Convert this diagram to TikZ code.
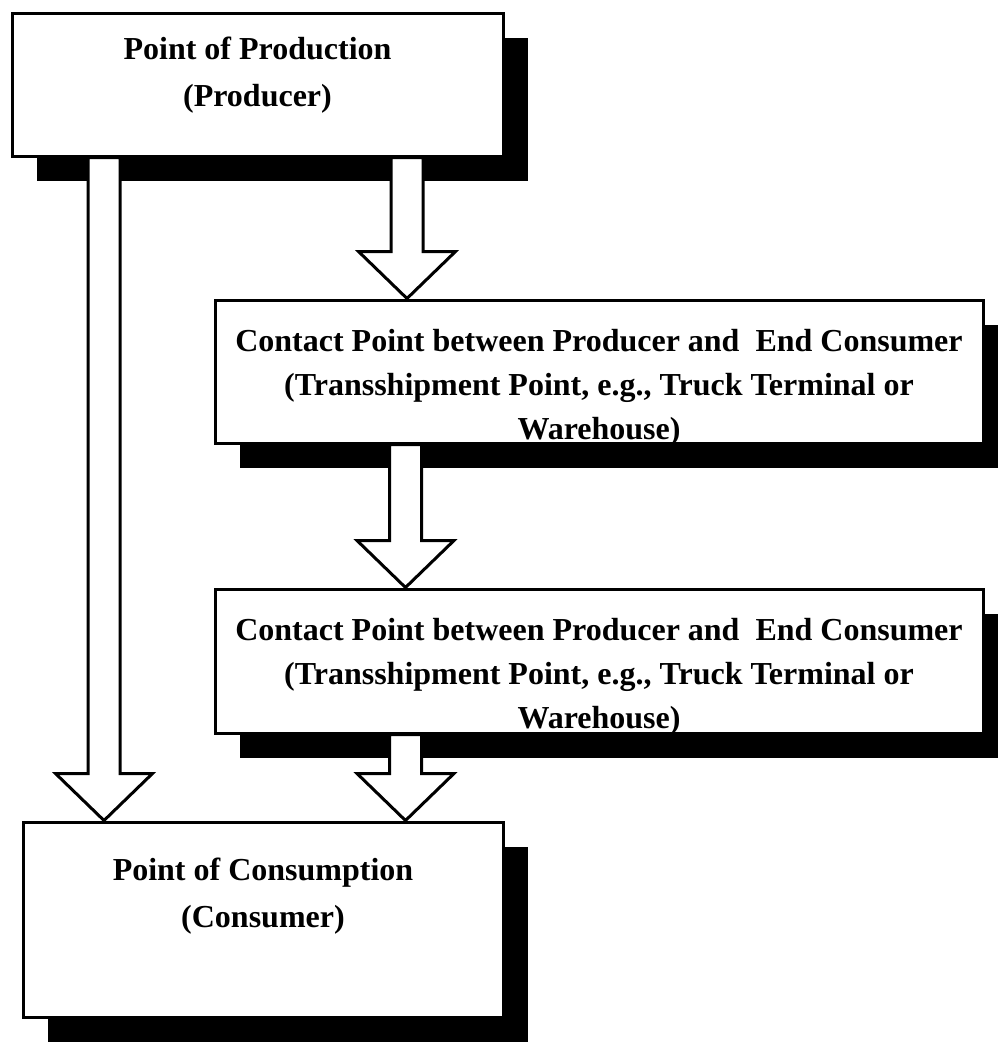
• • •
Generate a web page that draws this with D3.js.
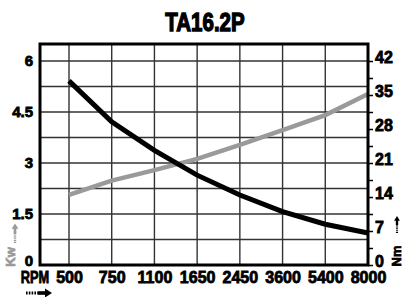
• • •
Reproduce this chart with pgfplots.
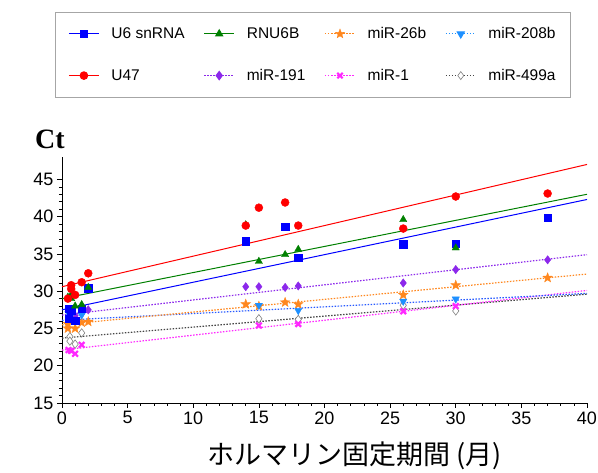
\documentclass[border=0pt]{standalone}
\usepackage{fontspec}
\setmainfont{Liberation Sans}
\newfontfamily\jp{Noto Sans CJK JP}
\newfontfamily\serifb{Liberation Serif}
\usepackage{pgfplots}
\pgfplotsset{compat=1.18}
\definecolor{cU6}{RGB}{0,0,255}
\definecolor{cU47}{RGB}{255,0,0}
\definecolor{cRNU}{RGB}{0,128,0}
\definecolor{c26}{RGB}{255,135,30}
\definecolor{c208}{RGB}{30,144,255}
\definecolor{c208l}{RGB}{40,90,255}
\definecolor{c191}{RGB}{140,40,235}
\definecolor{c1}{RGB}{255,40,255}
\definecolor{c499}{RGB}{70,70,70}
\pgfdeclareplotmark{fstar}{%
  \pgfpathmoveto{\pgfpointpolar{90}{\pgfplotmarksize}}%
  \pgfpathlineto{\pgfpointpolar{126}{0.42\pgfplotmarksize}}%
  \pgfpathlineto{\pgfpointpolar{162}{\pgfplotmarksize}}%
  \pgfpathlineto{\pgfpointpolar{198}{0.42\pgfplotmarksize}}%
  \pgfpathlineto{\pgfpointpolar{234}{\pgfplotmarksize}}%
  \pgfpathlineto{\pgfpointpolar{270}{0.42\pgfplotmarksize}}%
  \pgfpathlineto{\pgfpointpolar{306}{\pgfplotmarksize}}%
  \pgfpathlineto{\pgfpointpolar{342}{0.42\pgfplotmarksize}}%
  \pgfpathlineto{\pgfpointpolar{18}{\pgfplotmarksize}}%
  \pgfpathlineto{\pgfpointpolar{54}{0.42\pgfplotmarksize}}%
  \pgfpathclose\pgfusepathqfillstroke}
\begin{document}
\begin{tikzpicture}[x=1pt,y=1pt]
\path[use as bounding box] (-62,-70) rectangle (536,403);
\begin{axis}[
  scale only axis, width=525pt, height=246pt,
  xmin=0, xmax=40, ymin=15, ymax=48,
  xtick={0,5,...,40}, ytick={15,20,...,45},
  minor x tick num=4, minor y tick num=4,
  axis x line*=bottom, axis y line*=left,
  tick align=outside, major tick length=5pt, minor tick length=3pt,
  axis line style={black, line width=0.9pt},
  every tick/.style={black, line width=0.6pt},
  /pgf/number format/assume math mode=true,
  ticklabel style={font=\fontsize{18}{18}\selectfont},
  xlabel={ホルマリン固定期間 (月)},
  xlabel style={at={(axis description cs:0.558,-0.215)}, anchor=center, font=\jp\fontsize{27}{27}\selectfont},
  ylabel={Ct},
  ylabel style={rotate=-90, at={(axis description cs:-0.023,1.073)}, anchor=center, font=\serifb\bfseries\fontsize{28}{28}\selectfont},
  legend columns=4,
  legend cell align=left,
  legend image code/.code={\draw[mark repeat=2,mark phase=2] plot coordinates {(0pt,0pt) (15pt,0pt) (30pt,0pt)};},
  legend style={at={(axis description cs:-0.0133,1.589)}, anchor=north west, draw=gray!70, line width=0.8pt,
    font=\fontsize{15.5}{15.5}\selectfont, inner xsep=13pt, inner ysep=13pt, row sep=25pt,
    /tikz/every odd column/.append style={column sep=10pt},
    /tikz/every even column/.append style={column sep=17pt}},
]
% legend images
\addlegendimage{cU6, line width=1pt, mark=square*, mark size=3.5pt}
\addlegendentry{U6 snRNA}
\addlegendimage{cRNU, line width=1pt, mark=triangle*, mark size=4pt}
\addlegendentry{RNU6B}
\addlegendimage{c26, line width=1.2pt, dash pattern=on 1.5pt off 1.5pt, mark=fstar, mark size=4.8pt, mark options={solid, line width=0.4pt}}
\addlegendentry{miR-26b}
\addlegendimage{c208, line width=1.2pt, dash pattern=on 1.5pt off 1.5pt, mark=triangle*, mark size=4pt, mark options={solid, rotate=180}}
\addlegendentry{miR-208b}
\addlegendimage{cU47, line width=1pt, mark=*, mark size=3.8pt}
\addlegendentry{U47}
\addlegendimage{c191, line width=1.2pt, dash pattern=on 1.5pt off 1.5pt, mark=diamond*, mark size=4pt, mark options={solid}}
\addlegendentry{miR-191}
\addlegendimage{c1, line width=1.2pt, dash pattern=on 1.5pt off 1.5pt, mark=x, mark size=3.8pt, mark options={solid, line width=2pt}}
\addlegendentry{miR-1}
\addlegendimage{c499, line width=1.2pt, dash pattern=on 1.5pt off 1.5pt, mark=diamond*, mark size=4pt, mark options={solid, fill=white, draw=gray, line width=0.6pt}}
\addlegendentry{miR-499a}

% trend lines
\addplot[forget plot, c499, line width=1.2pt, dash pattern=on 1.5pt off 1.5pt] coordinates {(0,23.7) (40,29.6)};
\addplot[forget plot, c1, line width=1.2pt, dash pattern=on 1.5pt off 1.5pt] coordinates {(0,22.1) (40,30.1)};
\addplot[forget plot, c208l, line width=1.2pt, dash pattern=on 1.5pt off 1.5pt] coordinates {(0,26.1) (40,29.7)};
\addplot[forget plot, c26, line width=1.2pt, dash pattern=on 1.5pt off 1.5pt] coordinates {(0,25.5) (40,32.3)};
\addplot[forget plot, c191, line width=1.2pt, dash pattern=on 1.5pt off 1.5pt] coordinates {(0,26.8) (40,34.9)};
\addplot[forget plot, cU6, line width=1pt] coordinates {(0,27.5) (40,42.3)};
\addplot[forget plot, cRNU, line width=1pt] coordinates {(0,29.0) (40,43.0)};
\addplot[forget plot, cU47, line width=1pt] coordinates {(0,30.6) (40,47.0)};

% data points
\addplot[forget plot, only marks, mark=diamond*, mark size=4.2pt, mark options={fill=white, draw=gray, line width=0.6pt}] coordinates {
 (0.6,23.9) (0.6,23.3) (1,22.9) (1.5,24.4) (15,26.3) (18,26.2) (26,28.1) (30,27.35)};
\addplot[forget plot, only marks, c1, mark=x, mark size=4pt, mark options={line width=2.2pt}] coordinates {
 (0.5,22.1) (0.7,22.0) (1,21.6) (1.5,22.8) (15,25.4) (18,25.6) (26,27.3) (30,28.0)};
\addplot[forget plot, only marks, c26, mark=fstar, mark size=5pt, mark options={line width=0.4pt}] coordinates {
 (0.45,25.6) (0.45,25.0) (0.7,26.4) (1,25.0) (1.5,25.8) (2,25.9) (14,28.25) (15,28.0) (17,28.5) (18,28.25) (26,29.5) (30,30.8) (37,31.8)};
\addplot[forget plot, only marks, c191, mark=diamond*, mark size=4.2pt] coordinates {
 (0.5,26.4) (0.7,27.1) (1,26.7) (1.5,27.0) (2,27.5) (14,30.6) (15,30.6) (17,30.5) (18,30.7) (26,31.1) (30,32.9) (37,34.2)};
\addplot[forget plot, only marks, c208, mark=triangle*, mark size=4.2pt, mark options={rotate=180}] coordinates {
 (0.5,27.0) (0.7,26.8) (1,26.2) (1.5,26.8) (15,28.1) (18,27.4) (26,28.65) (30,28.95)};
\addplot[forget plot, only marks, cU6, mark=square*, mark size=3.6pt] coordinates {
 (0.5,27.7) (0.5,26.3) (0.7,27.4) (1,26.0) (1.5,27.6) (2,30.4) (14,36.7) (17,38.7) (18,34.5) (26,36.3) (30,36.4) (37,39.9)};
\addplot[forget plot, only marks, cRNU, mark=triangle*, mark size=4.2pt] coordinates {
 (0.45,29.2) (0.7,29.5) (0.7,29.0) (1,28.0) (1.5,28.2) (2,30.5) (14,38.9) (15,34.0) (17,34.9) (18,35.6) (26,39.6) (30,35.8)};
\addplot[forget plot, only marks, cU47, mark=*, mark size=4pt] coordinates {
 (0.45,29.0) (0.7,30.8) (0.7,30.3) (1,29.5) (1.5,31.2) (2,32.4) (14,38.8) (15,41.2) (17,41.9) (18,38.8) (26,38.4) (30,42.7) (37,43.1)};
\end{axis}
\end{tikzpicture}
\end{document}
• • •
• PROBLEM DETAILS: Which lines include "this"? Copy each of them out.

• OUTPUT OF THE TASK:
Convert this diagram to TikZ code.
Generate a web page that draws this with D3.js.
Reproduce this chart with pgfplots.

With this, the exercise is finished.